Review: Livescribe Echo smartpen

Don’t let the development in technology in recent years fool you – even though things like books and magazines have started to make the transition to “all digital”, there is still a big market for people who like to keep things old school.

One good example is the continuing popularity of Moleskine notebooks. Another great example of sticking with the old, is the Livescribe Smartpen. This computer pen offers you the best of both worlds – you can take notes on paper, and transfer them “to the cloud” when you are done.

In the past, other companies have offered digital pens and other writing instruments that promised the ability to turn paper notes into digital documents, but as I’ll show in this review, the pens from Livescribe are the first to actually deliver a rock solid product.

The pen itself is relatively bulky, but not to the point where it is uncomfortable to use. In fact, holding the Echo is actually quite nice. And remember, this bulk isn’t for nothing – inside the pen is a battery, a digital camera, display and batteries. How they fit all that inside this small case is nothing short of amazing.

On top of the pen is a MicroUSB jack and a headphone plug. On the from is a microphone, OLED display and power button. On the bottom is of course the pen itself, next to a small window where the digital camera hides.

Using the pen is extremely simple – you turn it on, and start writing. A sensor at the rear of the ink cartridge knows when you are writing, and the camera picks up your scribbles. The trick to this lies in the special paper. Each page has a micro-dot pattern, which allows the pen to detect every single bit of writing, and the position of that writing on the page.
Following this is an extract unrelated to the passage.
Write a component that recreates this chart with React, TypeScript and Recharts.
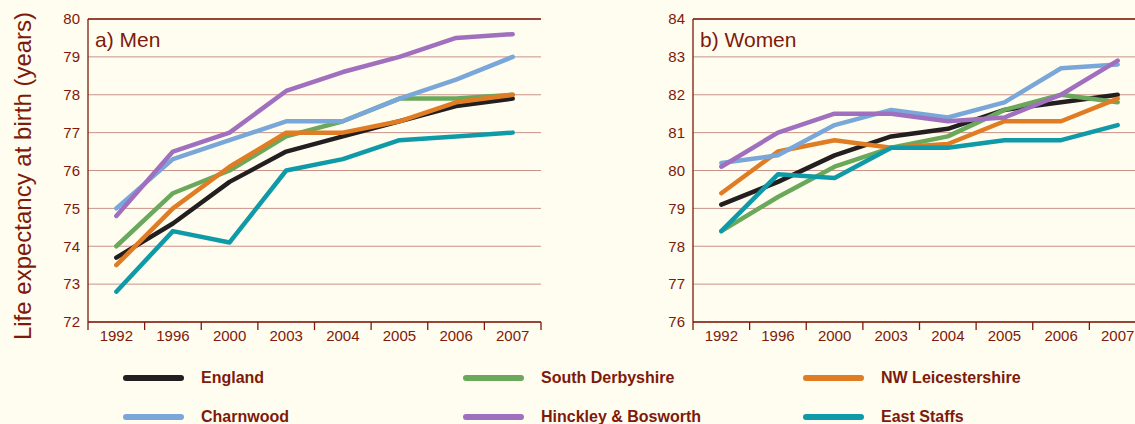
import React from "react";
import {
  LineChart,
  Line,
  XAxis,
  YAxis,
  CartesianGrid,
  ReferenceLine,
} from "recharts";

const YEARS = ["1992", "1996", "2000", "2003", "2004", "2005", "2006", "2007"];

// Men
const MEN_ENGLAND = [73.7, 74.6, 75.7, 76.5, 76.9, 77.3, 77.7, 77.9];
const MEN_SOUTH_DERBYSHIRE = [74.0, 75.4, 76.0, 76.9, 77.3, 77.9, 77.9, 78.0];
const MEN_NW_LEICS = [73.5, 75.0, 76.1, 77.0, 77.0, 77.3, 77.8, 78.0];
const MEN_CHARNWOOD = [75.0, 76.3, 76.8, 77.3, 77.3, 77.9, 78.4, 79.0];
const MEN_HINCKLEY = [74.8, 76.5, 77.0, 78.1, 78.6, 79.0, 79.5, 79.6];
const MEN_EAST_STAFFS = [72.8, 74.4, 74.1, 76.0, 76.3, 76.8, 76.9, 77.0];

// Women
const WOMEN_ENGLAND = [79.1, 79.7, 80.4, 80.9, 81.1, 81.6, 81.8, 82.0];
const WOMEN_SOUTH_DERBYSHIRE = [78.4, 79.3, 80.1, 80.6, 80.9, 81.6, 82.0, 81.8];
const WOMEN_NW_LEICS = [79.4, 80.5, 80.8, 80.6, 80.7, 81.3, 81.3, 81.9];
const WOMEN_CHARNWOOD = [80.2, 80.4, 81.2, 81.6, 81.4, 81.8, 82.7, 82.8];
const WOMEN_HINCKLEY = [80.1, 81.0, 81.5, 81.5, 81.3, 81.4, 82.0, 82.9];
const WOMEN_EAST_STAFFS = [78.4, 79.9, 79.8, 80.6, 80.6, 80.8, 80.8, 81.2];

const MEN_TICKS = [72, 73, 74, 75, 76, 77, 78, 79, 80];
const WOMEN_TICKS = [76, 77, 78, 79, 80, 81, 82, 83, 84];

const SERIES = [
  { key: "england", name: "England", color: "#231f20" },
  { key: "southDerbyshire", name: "South Derbyshire", color: "#6aa85c" },
  { key: "nwLeics", name: "NW Leicestershire", color: "#e07c24" },
  { key: "eastStaffs", name: "East Staffs", color: "#0f9aa8" },
  { key: "charnwood", name: "Charnwood", color: "#7aa7da" },
  { key: "hinckley", name: "Hinckley & Bosworth", color: "#a070bf" },
];

// legend order (row by row)
const LEGEND_ORDER = [
  "england",
  "southDerbyshire",
  "nwLeics",
  "charnwood",
  "hinckley",
  "eastStaffs",
];

const build = (
  e: number[],
  sd: number[],
  nw: number[],
  ch: number[],
  hb: number[],
  es: number[]
) =>
  YEARS.map((year, i) => ({
    year,
    england: e[i],
    southDerbyshire: sd[i],
    nwLeics: nw[i],
    charnwood: ch[i],
    hinckley: hb[i],
    eastStaffs: es[i],
  }));

const menData = build(
  MEN_ENGLAND,
  MEN_SOUTH_DERBYSHIRE,
  MEN_NW_LEICS,
  MEN_CHARNWOOD,
  MEN_HINCKLEY,
  MEN_EAST_STAFFS
);
const womenData = build(
  WOMEN_ENGLAND,
  WOMEN_SOUTH_DERBYSHIRE,
  WOMEN_NW_LEICS,
  WOMEN_CHARNWOOD,
  WOMEN_HINCKLEY,
  WOMEN_EAST_STAFFS
);

const DARK = "#7d1a0b";
const GRID = "#c99389";
const BG = "#fffdef";
const FONT = "'Liberation Sans', Arial, sans-serif";

const PLOT_W = 453;
const HALF_BAND = PLOT_W / YEARS.length / 2;

function YearTick(props: any) {
  const { x, y, payload, index } = props;
  const last = index === YEARS.length - 1;
  return (
    <g>
      <line x1={x - HALF_BAND} x2={x - HALF_BAND} y1={y} y2={y + 8} stroke={DARK} strokeWidth={1.3} />
      {last && (
        <line x1={x + HALF_BAND} x2={x + HALF_BAND} y1={y} y2={y + 8} stroke={DARK} strokeWidth={1.3} />
      )}
      <text x={x} y={y + 19} textAnchor="middle" fill={DARK} fontSize={15} fontFamily={FONT}>
        {payload.value}
      </text>
    </g>
  );
}

function Panel({
  data,
  ticks,
  yWidth,
  right,
}: {
  data: any[];
  ticks: number[];
  yWidth: number;
  right: number;
}) {
  const lo = ticks[0];
  const hi = ticks[ticks.length - 1];
  return (
    <LineChart
      width={560}
      height={350}
      data={data}
      margin={{ top: 19, right, bottom: 0, left: 0 }}
    >
      <CartesianGrid vertical={false} stroke={GRID} strokeWidth={1} />
      <XAxis
        dataKey="year"
        scale="band"
        height={28}
        tickLine={false}
        tickSize={0}
        tickMargin={0}
        axisLine={{ stroke: DARK, strokeWidth: 1.3 }}
        tick={<YearTick />}
        interval={0}
      />
      <YAxis
        domain={[lo, hi]}
        ticks={ticks}
        width={yWidth}
        tickLine={false}
        axisLine={{ stroke: DARK, strokeWidth: 1.3 }}
        tick={{ fill: DARK, fontSize: 15, fontFamily: FONT }}
        tickMargin={8}
        tickSize={0}
        allowDataOverflow
      />
      <YAxis
        yAxisId="r"
        orientation="right"
        domain={[lo, hi]}
        width={0}
        tick={false}
        tickLine={false}
        axisLine={{ stroke: DARK, strokeWidth: 1.3 }}
      />
      <ReferenceLine y={hi} stroke={DARK} strokeWidth={1.3} />
      {SERIES.map((s) => (
        <Line
          key={s.key}
          type="linear"
          dataKey={s.key}
          name={s.name}
          stroke={s.color}
          strokeWidth={4.5}
          strokeLinecap="round"
          strokeLinejoin="round"
          dot={false}
          activeDot={false}
          isAnimationActive={false}
        />
      ))}
    </LineChart>
  );
}

export default function App() {
  const byKey = Object.fromEntries(SERIES.map((s) => [s.key, s]));
  const colX = [123, 463, 803];
  const rowY = [378, 417];
  return (
    <div
      style={{
        position: "fixed",
        left: 0,
        top: 0,
        width: 1135,
        height: 424,
        background: BG,
        overflow: "hidden",
        fontFamily: FONT,
      }}
    >
      <svg width={60} height={350} style={{ position: "absolute", left: 0, top: 0 }}>
        <text
          transform="translate(31,176) rotate(-90)"
          textAnchor="middle"
          fill={DARK}
          fontSize={24}
          fontFamily={FONT}
        >
          Life expectancy at birth (years)
        </text>
      </svg>

      <div style={{ position: "absolute", left: 0, top: 0 }}>
        <Panel data={menData} ticks={MEN_TICKS} yWidth={88} right={19} />
      </div>
      <div style={{ position: "absolute", left: 600, top: 0 }}>
        <Panel data={womenData} ticks={WOMEN_TICKS} yWidth={93} right={14} />
      </div>

      <div style={{ position: "absolute", left: 95, top: 28, fontSize: 21, color: DARK, lineHeight: "24px" }}>
        a) Men
      </div>
      <div style={{ position: "absolute", left: 700, top: 28, fontSize: 21, color: DARK, lineHeight: "24px" }}>
        b) Women
      </div>

      {LEGEND_ORDER.map((k, i) => {
        const s = byKey[k];
        const x = colX[i % 3];
        const y = rowY[Math.floor(i / 3)];
        return (
          <React.Fragment key={k}>
            <div
              style={{
                position: "absolute",
                left: x,
                top: y - 3,
                width: 61,
                height: 6,
                borderRadius: 3,
                background: s.color,
              }}
            />
            <div
              style={{
                position: "absolute",
                left: x + 78,
                top: y - 10,
                fontSize: 16,
                fontWeight: "bold",
                color: DARK,
                lineHeight: "20px",
                whiteSpace: "nowrap",
              }}
            >
              {s.name}
            </div>
          </React.Fragment>
        );
      })}
    </div>
  );
}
Once you have written something, you can transfer it to the Livescribe Desktop software package. Once inside the desktop software, you can file them, add notes, and even send the files to the Livescribe online storage.

Fans of Evernote can take things one step further, thanks to one-click Evernote uploads. End result is all your written notes available in Evernote, and its web client or desktop/mobile apps. The character recognition feature in Evernote means your notes can be searched. Alterntively, you can enhance the Livescribe Desktop with the MyScript software package, which is designed to convert all your writing into regular documents.

The fun doesn’t end there – the microphone inside the Livescribe pen is part of the Paper Replay feature, and can link audio recordings with your writing. Imagine making notes in a meeting, and recording the meeting at the same time. Once you upload your notes, the audio transfers with it. But best of all, once inside Livescribe Desktop, you can point to any portion of your writing, and the audio picks up exactly where you want it.

Untitled from Scott C on Vimeo.

Still not convinced how amazing this thing is? Because this is more than just a dumb pen, you can actually download apps to it – adding a variety of handy features to its arsenal of tools. Built in are a calculator, a translator demo and a fun piano. In fact, the piano is probably one of the coolest tricks inside Livescribe – and one I always use to convince people just how fun it is. In the video above, you’ll see a short video showing some apps in action.

Other (paid) apps include silly tools like soundboards, but also travel phrasebooks and chemical reference guides. Apps start at just $1, and can be loaded through the desktop software.

Because the pen only has a power button, you browse its menu using printed commands on paper. Inside most Livescribe notebooks are the arrow buttons required to access the menus, and the box includes a cheat sheet with more handy command buttons. Buttons printed on paper include Paper Replay commands, playback speed, volume, battery life, time and date and remaining storage.

Like making the switch back to a Moleskine notebook, once you get used to living your life on paper (like we all did just one decade ago), you’ll learn to appreciate how easy and efficient things can be. But the best part is that you make the switch to paper without any compromises.

Smartpens are available in a variety of sizes – from 1GB to 8GB. Prices start at just $69.95 for a refurbished pen from the previous generation, to $199.95 for the new 8GB Echo.

Because you need to use special paper, you will need to invest in notebooks or flip pads. Prices for these start at $7.95.

My Livescribe pen has become an integral part of how I do my job – I make lots of notes every week, and many of them end up in Evernote. I can access voice recordings, and pull up anything I completely forgot I had planned to follow up on.